- [DATA SHOWN]:
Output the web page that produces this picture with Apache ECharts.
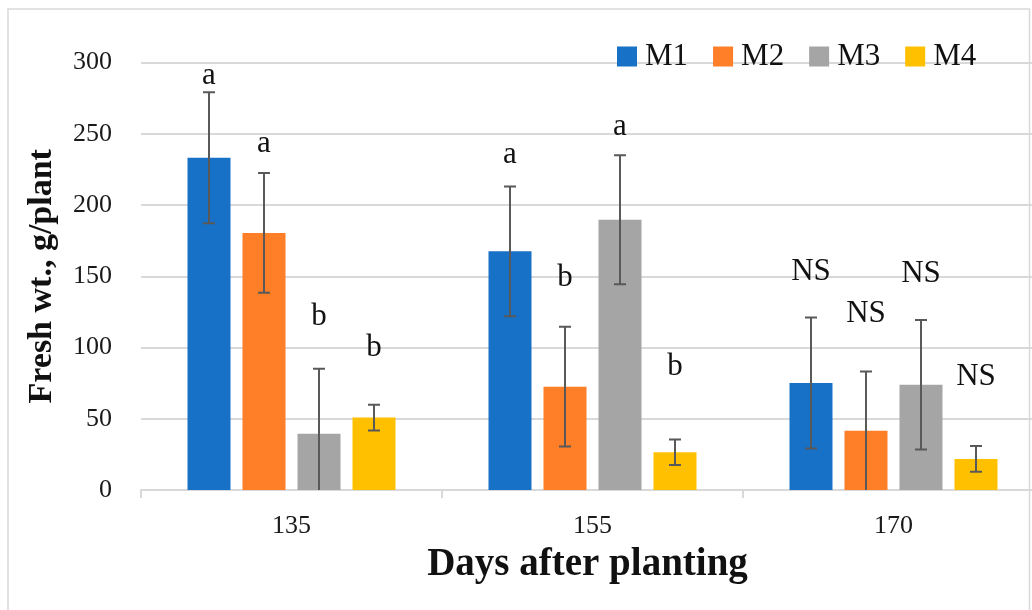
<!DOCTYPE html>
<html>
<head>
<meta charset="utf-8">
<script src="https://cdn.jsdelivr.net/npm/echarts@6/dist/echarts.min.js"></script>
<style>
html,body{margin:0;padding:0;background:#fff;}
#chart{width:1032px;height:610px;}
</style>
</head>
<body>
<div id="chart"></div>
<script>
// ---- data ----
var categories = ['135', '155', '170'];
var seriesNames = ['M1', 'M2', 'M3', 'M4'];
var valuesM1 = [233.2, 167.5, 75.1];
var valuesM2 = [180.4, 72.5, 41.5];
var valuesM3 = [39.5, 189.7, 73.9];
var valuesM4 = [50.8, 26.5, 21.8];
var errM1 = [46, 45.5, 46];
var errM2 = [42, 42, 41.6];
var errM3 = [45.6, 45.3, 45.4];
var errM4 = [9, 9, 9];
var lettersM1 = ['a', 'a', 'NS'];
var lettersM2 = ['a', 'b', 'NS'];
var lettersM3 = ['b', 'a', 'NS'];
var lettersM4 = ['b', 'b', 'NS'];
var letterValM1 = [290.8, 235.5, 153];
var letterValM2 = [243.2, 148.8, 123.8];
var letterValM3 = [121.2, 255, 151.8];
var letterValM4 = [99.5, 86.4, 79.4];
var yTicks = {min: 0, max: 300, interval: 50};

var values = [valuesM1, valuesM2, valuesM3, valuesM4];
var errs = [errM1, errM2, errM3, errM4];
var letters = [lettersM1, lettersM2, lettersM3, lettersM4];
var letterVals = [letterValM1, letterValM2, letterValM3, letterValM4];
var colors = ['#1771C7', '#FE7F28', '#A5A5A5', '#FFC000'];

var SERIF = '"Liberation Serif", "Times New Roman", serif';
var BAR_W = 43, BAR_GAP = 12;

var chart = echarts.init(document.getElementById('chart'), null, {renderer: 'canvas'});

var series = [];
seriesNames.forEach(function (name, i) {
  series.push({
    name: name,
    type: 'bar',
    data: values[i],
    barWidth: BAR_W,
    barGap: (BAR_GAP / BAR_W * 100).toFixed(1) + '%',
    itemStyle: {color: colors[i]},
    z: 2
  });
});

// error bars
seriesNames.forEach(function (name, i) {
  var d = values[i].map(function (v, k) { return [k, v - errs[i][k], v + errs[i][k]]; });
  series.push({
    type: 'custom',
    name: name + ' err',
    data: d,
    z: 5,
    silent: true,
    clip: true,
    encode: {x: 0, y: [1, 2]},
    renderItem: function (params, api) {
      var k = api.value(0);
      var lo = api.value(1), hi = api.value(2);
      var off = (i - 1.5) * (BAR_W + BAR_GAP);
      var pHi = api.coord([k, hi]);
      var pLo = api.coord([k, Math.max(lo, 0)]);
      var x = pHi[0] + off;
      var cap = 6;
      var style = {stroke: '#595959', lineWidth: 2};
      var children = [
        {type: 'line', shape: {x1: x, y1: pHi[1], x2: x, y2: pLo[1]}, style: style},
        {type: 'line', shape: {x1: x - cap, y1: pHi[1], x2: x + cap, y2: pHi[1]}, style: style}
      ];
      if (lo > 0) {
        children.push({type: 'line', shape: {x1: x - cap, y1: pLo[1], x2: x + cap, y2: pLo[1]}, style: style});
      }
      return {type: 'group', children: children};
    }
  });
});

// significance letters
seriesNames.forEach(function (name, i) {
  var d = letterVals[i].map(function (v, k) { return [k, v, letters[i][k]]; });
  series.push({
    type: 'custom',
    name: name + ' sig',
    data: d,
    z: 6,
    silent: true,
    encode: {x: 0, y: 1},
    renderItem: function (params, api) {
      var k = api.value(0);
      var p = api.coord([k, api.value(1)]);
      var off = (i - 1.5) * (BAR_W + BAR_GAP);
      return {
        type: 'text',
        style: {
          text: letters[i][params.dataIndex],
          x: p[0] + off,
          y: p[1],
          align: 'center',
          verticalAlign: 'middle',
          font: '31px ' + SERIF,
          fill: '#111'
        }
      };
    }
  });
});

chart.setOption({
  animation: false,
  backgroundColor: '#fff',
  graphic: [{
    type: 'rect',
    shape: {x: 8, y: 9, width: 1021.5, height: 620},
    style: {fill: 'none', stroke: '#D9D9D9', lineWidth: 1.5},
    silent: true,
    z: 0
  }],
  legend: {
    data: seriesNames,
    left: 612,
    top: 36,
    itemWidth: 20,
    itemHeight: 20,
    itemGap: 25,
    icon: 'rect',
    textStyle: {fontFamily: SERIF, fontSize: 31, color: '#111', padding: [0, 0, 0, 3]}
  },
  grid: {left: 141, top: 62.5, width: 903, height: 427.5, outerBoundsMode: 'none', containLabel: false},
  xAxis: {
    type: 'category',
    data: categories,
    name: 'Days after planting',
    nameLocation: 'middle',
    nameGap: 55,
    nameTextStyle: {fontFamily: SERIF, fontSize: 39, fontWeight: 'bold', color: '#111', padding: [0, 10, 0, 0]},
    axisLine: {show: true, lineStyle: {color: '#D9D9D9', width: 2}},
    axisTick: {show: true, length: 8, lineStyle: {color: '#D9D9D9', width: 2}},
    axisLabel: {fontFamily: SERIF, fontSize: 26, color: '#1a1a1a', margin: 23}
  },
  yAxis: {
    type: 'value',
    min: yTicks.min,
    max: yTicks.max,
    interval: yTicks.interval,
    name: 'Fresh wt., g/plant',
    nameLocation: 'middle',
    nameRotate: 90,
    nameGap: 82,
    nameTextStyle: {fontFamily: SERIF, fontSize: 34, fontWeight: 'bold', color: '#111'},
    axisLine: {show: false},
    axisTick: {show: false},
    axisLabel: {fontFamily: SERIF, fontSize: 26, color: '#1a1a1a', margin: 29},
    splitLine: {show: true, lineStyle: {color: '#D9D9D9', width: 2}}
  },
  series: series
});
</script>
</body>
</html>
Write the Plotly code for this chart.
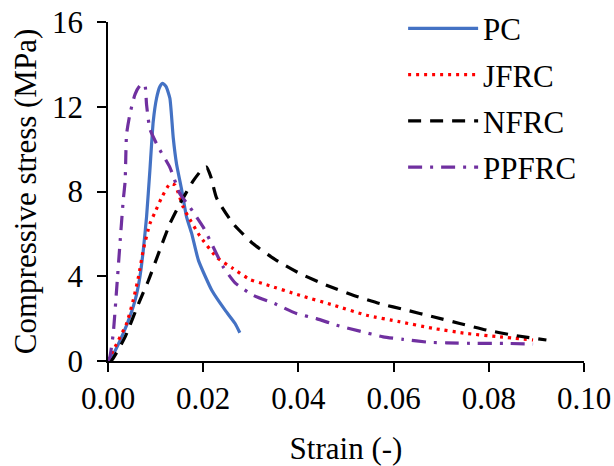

- [SHORT PROBLEM]:
Your copy of the data should match it exactly, except that pictures are left out.

- [OUTPUT OF THE TASK]:
Output the web page that produces this picture with Apache ECharts.
<!DOCTYPE html>
<html>
<head>
<meta charset="utf-8">
<script src="https://cdn.jsdelivr.net/npm/echarts@6/dist/echarts.min.js"></script>
<style>
html,body{margin:0;padding:0;background:#fff;}
#chart{width:1032px;height:610px;}
</style>
</head>
<body>
<div id="chart"></div>
<script>
// ---- data ----
var categories = ['135', '155', '170'];
var seriesNames = ['M1', 'M2', 'M3', 'M4'];
var valuesM1 = [233.2, 167.5, 75.1];
var valuesM2 = [180.4, 72.5, 41.5];
var valuesM3 = [39.5, 189.7, 73.9];
var valuesM4 = [50.8, 26.5, 21.8];
var errM1 = [46, 45.5, 46];
var errM2 = [42, 42, 41.6];
var errM3 = [45.6, 45.3, 45.4];
var errM4 = [9, 9, 9];
var lettersM1 = ['a', 'a', 'NS'];
var lettersM2 = ['a', 'b', 'NS'];
var lettersM3 = ['b', 'a', 'NS'];
var lettersM4 = ['b', 'b', 'NS'];
var letterValM1 = [290.8, 235.5, 153];
var letterValM2 = [243.2, 148.8, 123.8];
var letterValM3 = [121.2, 255, 151.8];
var letterValM4 = [99.5, 86.4, 79.4];
var yTicks = {min: 0, max: 300, interval: 50};

var values = [valuesM1, valuesM2, valuesM3, valuesM4];
var errs = [errM1, errM2, errM3, errM4];
var letters = [lettersM1, lettersM2, lettersM3, lettersM4];
var letterVals = [letterValM1, letterValM2, letterValM3, letterValM4];
var colors = ['#1771C7', '#FE7F28', '#A5A5A5', '#FFC000'];

var SERIF = '"Liberation Serif", "Times New Roman", serif';
var BAR_W = 43, BAR_GAP = 12;

var chart = echarts.init(document.getElementById('chart'), null, {renderer: 'canvas'});

var series = [];
seriesNames.forEach(function (name, i) {
  series.push({
    name: name,
    type: 'bar',
    data: values[i],
    barWidth: BAR_W,
    barGap: (BAR_GAP / BAR_W * 100).toFixed(1) + '%',
    itemStyle: {color: colors[i]},
    z: 2
  });
});

// error bars
seriesNames.forEach(function (name, i) {
  var d = values[i].map(function (v, k) { return [k, v - errs[i][k], v + errs[i][k]]; });
  series.push({
    type: 'custom',
    name: name + ' err',
    data: d,
    z: 5,
    silent: true,
    clip: true,
    encode: {x: 0, y: [1, 2]},
    renderItem: function (params, api) {
      var k = api.value(0);
      var lo = api.value(1), hi = api.value(2);
      var off = (i - 1.5) * (BAR_W + BAR_GAP);
      var pHi = api.coord([k, hi]);
      var pLo = api.coord([k, Math.max(lo, 0)]);
      var x = pHi[0] + off;
      var cap = 6;
      var style = {stroke: '#595959', lineWidth: 2};
      var children = [
        {type: 'line', shape: {x1: x, y1: pHi[1], x2: x, y2: pLo[1]}, style: style},
        {type: 'line', shape: {x1: x - cap, y1: pHi[1], x2: x + cap, y2: pHi[1]}, style: style}
      ];
      if (lo > 0) {
        children.push({type: 'line', shape: {x1: x - cap, y1: pLo[1], x2: x + cap, y2: pLo[1]}, style: style});
      }
      return {type: 'group', children: children};
    }
  });
});

// significance letters
seriesNames.forEach(function (name, i) {
  var d = letterVals[i].map(function (v, k) { return [k, v, letters[i][k]]; });
  series.push({
    type: 'custom',
    name: name + ' sig',
    data: d,
    z: 6,
    silent: true,
    encode: {x: 0, y: 1},
    renderItem: function (params, api) {
      var k = api.value(0);
      var p = api.coord([k, api.value(1)]);
      var off = (i - 1.5) * (BAR_W + BAR_GAP);
      return {
        type: 'text',
        style: {
          text: letters[i][params.dataIndex],
          x: p[0] + off,
          y: p[1],
          align: 'center',
          verticalAlign: 'middle',
          font: '31px ' + SERIF,
          fill: '#111'
        }
      };
    }
  });
});

chart.setOption({
  animation: false,
  backgroundColor: '#fff',
  graphic: [{
    type: 'rect',
    shape: {x: 8, y: 9, width: 1021.5, height: 620},
    style: {fill: 'none', stroke: '#D9D9D9', lineWidth: 1.5},
    silent: true,
    z: 0
  }],
  legend: {
    data: seriesNames,
    left: 612,
    top: 36,
    itemWidth: 20,
    itemHeight: 20,
    itemGap: 25,
    icon: 'rect',
    textStyle: {fontFamily: SERIF, fontSize: 31, color: '#111', padding: [0, 0, 0, 3]}
  },
  grid: {left: 141, top: 62.5, width: 903, height: 427.5, outerBoundsMode: 'none', containLabel: false},
  xAxis: {
    type: 'category',
    data: categories,
    name: 'Days after planting',
    nameLocation: 'middle',
    nameGap: 55,
    nameTextStyle: {fontFamily: SERIF, fontSize: 39, fontWeight: 'bold', color: '#111', padding: [0, 10, 0, 0]},
    axisLine: {show: true, lineStyle: {color: '#D9D9D9', width: 2}},
    axisTick: {show: true, length: 8, lineStyle: {color: '#D9D9D9', width: 2}},
    axisLabel: {fontFamily: SERIF, fontSize: 26, color: '#1a1a1a', margin: 23}
  },
  yAxis: {
    type: 'value',
    min: yTicks.min,
    max: yTicks.max,
    interval: yTicks.interval,
    name: 'Fresh wt., g/plant',
    nameLocation: 'middle',
    nameRotate: 90,
    nameGap: 82,
    nameTextStyle: {fontFamily: SERIF, fontSize: 34, fontWeight: 'bold', color: '#111'},
    axisLine: {show: false},
    axisTick: {show: false},
    axisLabel: {fontFamily: SERIF, fontSize: 26, color: '#1a1a1a', margin: 29},
    splitLine: {show: true, lineStyle: {color: '#D9D9D9', width: 2}}
  },
  series: series
});
</script>
</body>
</html>
Write the Plotly code for this chart.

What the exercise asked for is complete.